• **WORK TO COMPLETE**
Leave out the pictures, then reproduce the rest of the material exactly.

◆ ◆ ◆ ◆

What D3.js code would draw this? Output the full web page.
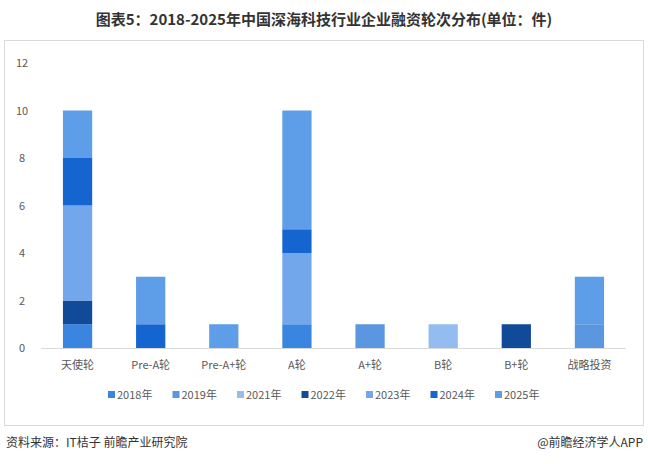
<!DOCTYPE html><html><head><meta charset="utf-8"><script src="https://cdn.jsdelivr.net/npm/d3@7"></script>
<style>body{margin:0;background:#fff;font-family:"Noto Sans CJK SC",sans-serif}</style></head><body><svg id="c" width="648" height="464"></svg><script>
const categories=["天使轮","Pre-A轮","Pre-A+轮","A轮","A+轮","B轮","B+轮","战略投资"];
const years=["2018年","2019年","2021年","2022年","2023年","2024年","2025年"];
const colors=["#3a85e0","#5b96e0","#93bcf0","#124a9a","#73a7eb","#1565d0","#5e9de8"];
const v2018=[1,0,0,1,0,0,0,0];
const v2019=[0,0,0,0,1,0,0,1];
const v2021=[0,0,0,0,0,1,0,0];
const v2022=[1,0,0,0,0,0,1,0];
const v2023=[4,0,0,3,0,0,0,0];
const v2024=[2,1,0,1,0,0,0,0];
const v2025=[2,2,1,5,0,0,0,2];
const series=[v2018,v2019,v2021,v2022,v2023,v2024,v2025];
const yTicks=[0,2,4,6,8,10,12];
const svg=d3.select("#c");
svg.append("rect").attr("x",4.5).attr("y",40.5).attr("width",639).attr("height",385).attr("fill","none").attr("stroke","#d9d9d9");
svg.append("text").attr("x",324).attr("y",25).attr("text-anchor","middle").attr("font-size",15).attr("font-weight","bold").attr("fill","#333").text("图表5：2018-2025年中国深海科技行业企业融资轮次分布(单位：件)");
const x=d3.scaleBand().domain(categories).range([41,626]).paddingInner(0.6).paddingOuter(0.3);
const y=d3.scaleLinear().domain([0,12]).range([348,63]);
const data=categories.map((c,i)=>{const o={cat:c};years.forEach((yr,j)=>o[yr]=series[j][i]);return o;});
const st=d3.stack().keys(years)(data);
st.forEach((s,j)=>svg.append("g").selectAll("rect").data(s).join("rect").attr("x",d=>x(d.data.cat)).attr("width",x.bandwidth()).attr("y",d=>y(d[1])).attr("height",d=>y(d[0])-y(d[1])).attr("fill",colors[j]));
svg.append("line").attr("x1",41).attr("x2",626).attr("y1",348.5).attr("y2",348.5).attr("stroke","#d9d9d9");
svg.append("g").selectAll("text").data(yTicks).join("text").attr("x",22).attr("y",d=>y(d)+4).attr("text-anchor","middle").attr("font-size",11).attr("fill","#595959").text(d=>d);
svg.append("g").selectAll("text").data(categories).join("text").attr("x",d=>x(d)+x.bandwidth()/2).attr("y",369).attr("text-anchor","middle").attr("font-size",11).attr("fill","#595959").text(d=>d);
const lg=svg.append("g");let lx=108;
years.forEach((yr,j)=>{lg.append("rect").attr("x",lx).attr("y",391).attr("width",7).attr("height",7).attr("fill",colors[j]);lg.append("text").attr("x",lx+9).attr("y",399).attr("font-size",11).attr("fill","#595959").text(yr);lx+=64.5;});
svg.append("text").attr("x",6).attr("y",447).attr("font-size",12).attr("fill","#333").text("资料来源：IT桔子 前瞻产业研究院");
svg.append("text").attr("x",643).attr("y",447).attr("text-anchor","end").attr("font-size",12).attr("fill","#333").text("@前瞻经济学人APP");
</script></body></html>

◆ ◆ ◆ ◆

• **ANSWER IN FULL**
What D3.js code would draw this? Output the full web page.
<!DOCTYPE html><html><head><meta charset="utf-8"><script src="https://cdn.jsdelivr.net/npm/d3@7"></script>
<style>body{margin:0;background:#fff;font-family:"Noto Sans CJK SC",sans-serif}</style></head><body><svg id="c" width="648" height="464"></svg><script>
const categories=["天使轮","Pre-A轮","Pre-A+轮","A轮","A+轮","B轮","B+轮","战略投资"];
const years=["2018年","2019年","2021年","2022年","2023年","2024年","2025年"];
const colors=["#3a85e0","#5b96e0","#93bcf0","#124a9a","#73a7eb","#1565d0","#5e9de8"];
const v2018=[1,0,0,1,0,0,0,0];
const v2019=[0,0,0,0,1,0,0,1];
const v2021=[0,0,0,0,0,1,0,0];
const v2022=[1,0,0,0,0,0,1,0];
const v2023=[4,0,0,3,0,0,0,0];
const v2024=[2,1,0,1,0,0,0,0];
const v2025=[2,2,1,5,0,0,0,2];
const series=[v2018,v2019,v2021,v2022,v2023,v2024,v2025];
const yTicks=[0,2,4,6,8,10,12];
const svg=d3.select("#c");
svg.append("rect").attr("x",4.5).attr("y",40.5).attr("width",639).attr("height",385).attr("fill","none").attr("stroke","#d9d9d9");
svg.append("text").attr("x",324).attr("y",25).attr("text-anchor","middle").attr("font-size",15).attr("font-weight","bold").attr("fill","#333").text("图表5：2018-2025年中国深海科技行业企业融资轮次分布(单位：件)");
const x=d3.scaleBand().domain(categories).range([41,626]).paddingInner(0.6).paddingOuter(0.3);
const y=d3.scaleLinear().domain([0,12]).range([348,63]);
const data=categories.map((c,i)=>{const o={cat:c};years.forEach((yr,j)=>o[yr]=series[j][i]);return o;});
const st=d3.stack().keys(years)(data);
st.forEach((s,j)=>svg.append("g").selectAll("rect").data(s).join("rect").attr("x",d=>x(d.data.cat)).attr("width",x.bandwidth()).attr("y",d=>y(d[1])).attr("height",d=>y(d[0])-y(d[1])).attr("fill",colors[j]));
svg.append("line").attr("x1",41).attr("x2",626).attr("y1",348.5).attr("y2",348.5).attr("stroke","#d9d9d9");
svg.append("g").selectAll("text").data(yTicks).join("text").attr("x",22).attr("y",d=>y(d)+4).attr("text-anchor","middle").attr("font-size",11).attr("fill","#595959").text(d=>d);
svg.append("g").selectAll("text").data(categories).join("text").attr("x",d=>x(d)+x.bandwidth()/2).attr("y",369).attr("text-anchor","middle").attr("font-size",11).attr("fill","#595959").text(d=>d);
const lg=svg.append("g");let lx=108;
years.forEach((yr,j)=>{lg.append("rect").attr("x",lx).attr("y",391).attr("width",7).attr("height",7).attr("fill",colors[j]);lg.append("text").attr("x",lx+9).attr("y",399).attr("font-size",11).attr("fill","#595959").text(yr);lx+=64.5;});
svg.append("text").attr("x",6).attr("y",447).attr("font-size",12).attr("fill","#333").text("资料来源：IT桔子 前瞻产业研究院");
svg.append("text").attr("x",643).attr("y",447).attr("text-anchor","end").attr("font-size",12).attr("fill","#333").text("@前瞻经济学人APP");
</script></body></html>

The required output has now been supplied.